A CIA employee who was accused of leaking classified documents about Israel’s plans to strike Iran pleaded guilty on Friday to criminal charges that he wilfully retained and transmitted national defence information, the US Department of Justice said.
In pleading guilty, Asif William Rahman, who worked at the US intelligence agency since 2016, acknowledged that he illegally downloaded, printed and distributed classified information on multiple occasions, including several in 2024.
In the spring of 2024, he printed five documents that were labelled as secret and top secret from his work computer and took them home, court records in the case said. He then reproduced and altered them and shared them with people who were not legally entitled to receive them. To hide his conduct, Rahman deleted his activity from his electronic devices, brought the records back to work and had them shredded.

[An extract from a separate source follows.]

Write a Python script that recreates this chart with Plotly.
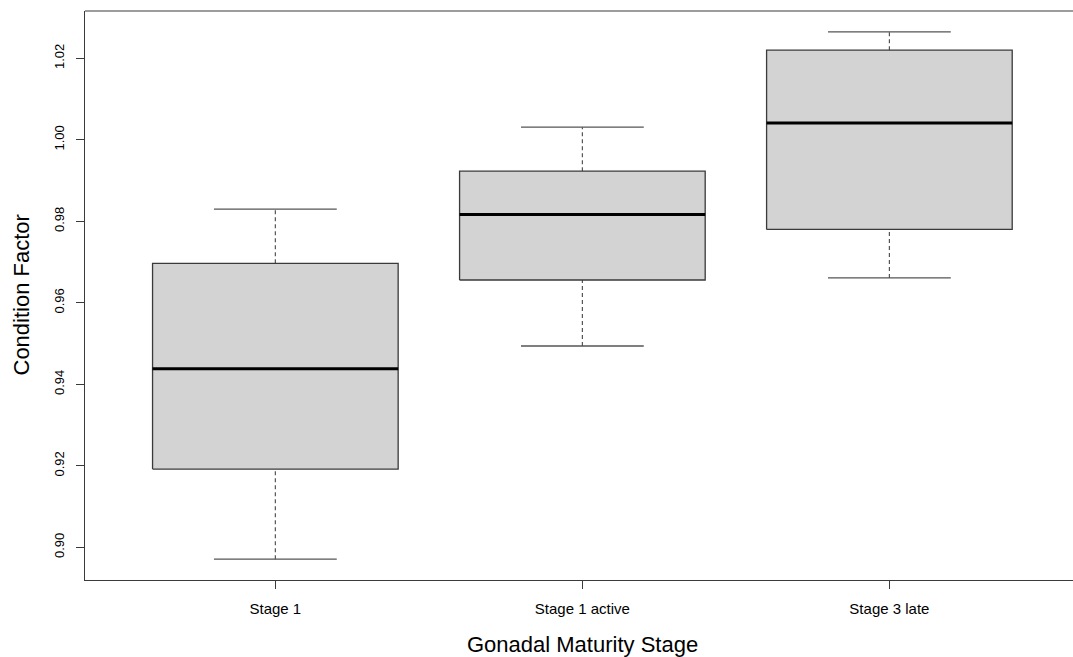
import plotly.graph_objects as go

categories = ["Stage 1", "Stage 1 active", "Stage 3 late"]
whisker_low = [0.8971, 0.9494, 0.9661]
q1 = [0.9192, 0.9656, 0.9780]
median = [0.9438, 0.9817, 1.0041]
q3 = [0.9697, 0.9923, 1.0220]
whisker_high = [0.9830, 1.0031, 1.0265]
y_ticks = [0.90, 0.92, 0.94, 0.96, 0.98, 1.00, 1.02]

half = 0.4      # box half width (boxwex 0.8)
cap = 0.2       # staple half width
FONT = "Liberation Sans, Arial, Helvetica, sans-serif"
EDGE = "#3a3a3a"
WHISK = "#555555"

fig = go.Figure()
for i, name in enumerate(categories):
    x = i + 1
    # dashed whiskers
    fig.add_trace(go.Scatter(x=[x, x], y=[q3[i], whisker_high[i]], mode="lines",
                             line=dict(color=WHISK, width=1.2, dash="4px,3px"),
                             showlegend=False, hoverinfo="skip"))
    fig.add_trace(go.Scatter(x=[x, x], y=[whisker_low[i], q1[i]], mode="lines",
                             line=dict(color=WHISK, width=1.2, dash="4px,3px"),
                             showlegend=False, hoverinfo="skip"))
    # staples
    fig.add_trace(go.Scatter(x=[x - cap, x + cap], y=[whisker_high[i]] * 2, mode="lines",
                             line=dict(color=WHISK, width=1.3),
                             showlegend=False, hoverinfo="skip"))
    fig.add_trace(go.Scatter(x=[x - cap, x + cap], y=[whisker_low[i]] * 2, mode="lines",
                             line=dict(color=WHISK, width=1.3),
                             showlegend=False, hoverinfo="skip"))
    # box
    fig.add_trace(go.Scatter(x=[x - half, x + half, x + half, x - half, x - half],
                             y=[q1[i], q1[i], q3[i], q3[i], q1[i]], mode="lines",
                             fill="toself", fillcolor="#D3D3D3",
                             line=dict(color=EDGE, width=1.3),
                             showlegend=False, hoverinfo="skip", name=name))
    # median
    fig.add_trace(go.Scatter(x=[x - half, x + half], y=[median[i]] * 2, mode="lines",
                             line=dict(color="black", width=3),
                             showlegend=False, hoverinfo="skip"))

fig.add_shape(type="line", xref="paper", yref="paper", x0=0, x1=1, y0=1, y1=1,
              line=dict(color=EDGE, width=1))

fig.add_annotation(text="Condition Factor", xref="paper", yref="paper", x=0, y=0.5,
                   xshift=-64, xanchor="center", yanchor="middle", textangle=-90,
                   showarrow=False, font=dict(size=22, family=FONT, color="black"))
fig.add_annotation(text="Gonadal Maturity Stage", xref="x", yref="paper", x=2, y=0,
                   yshift=-64, xanchor="center", yanchor="middle",
                   showarrow=False, font=dict(size=22, family=FONT, color="black"))

fig.update_layout(
    width=1073, height=657,
    margin=dict(l=85, r=0, t=11, b=77),
    plot_bgcolor="white", paper_bgcolor="white",
    font=dict(family=FONT, color="black"),
    xaxis=dict(range=[0.38, 3.598], tickvals=[1, 2, 3], ticktext=categories,
               showgrid=False, zeroline=False, showline=True, linecolor=EDGE, linewidth=1,
               ticks="outside", ticklen=8, tickcolor=EDGE, tickfont=dict(size=15),
               ticklabelstandoff=7, automargin=False),
    yaxis=dict(range=[0.89198, 1.03161], tickvals=y_ticks,
               ticktext=[f"{v:.2f}" for v in y_ticks], tickangle=-90,
               showgrid=False, zeroline=False, showline=True, linecolor=EDGE, linewidth=1,
               ticks="outside", ticklen=8, tickcolor=EDGE, tickfont=dict(size=13),
               ticklabelstandoff=7, automargin=False),
)

fig.write_html("out.html", config={"displayModeBar": False},
               post_script="document.body.style.margin='0';document.body.style.overflow='hidden';")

A second time, in the autumn of 2024, the court filings said he printed another ten documents with a top-secret classification, took them home and shared them with others.
Then on October 17, 2024, he printed two more documents related to plans by a US ally to strike a foreign adversary, the court records said.
Those documents, which entailed plans by Israel to strike Iran, later appeared online after a pro-Iranian Telegram account called “Middle East Spectator” published them.
This case is filed in the US District Court for the Eastern District of Virginia.
Rahman, 34, is from Vienna, Virginia, and was arrested in Cambodia, according to court records. He is scheduled to be sentenced on May 15.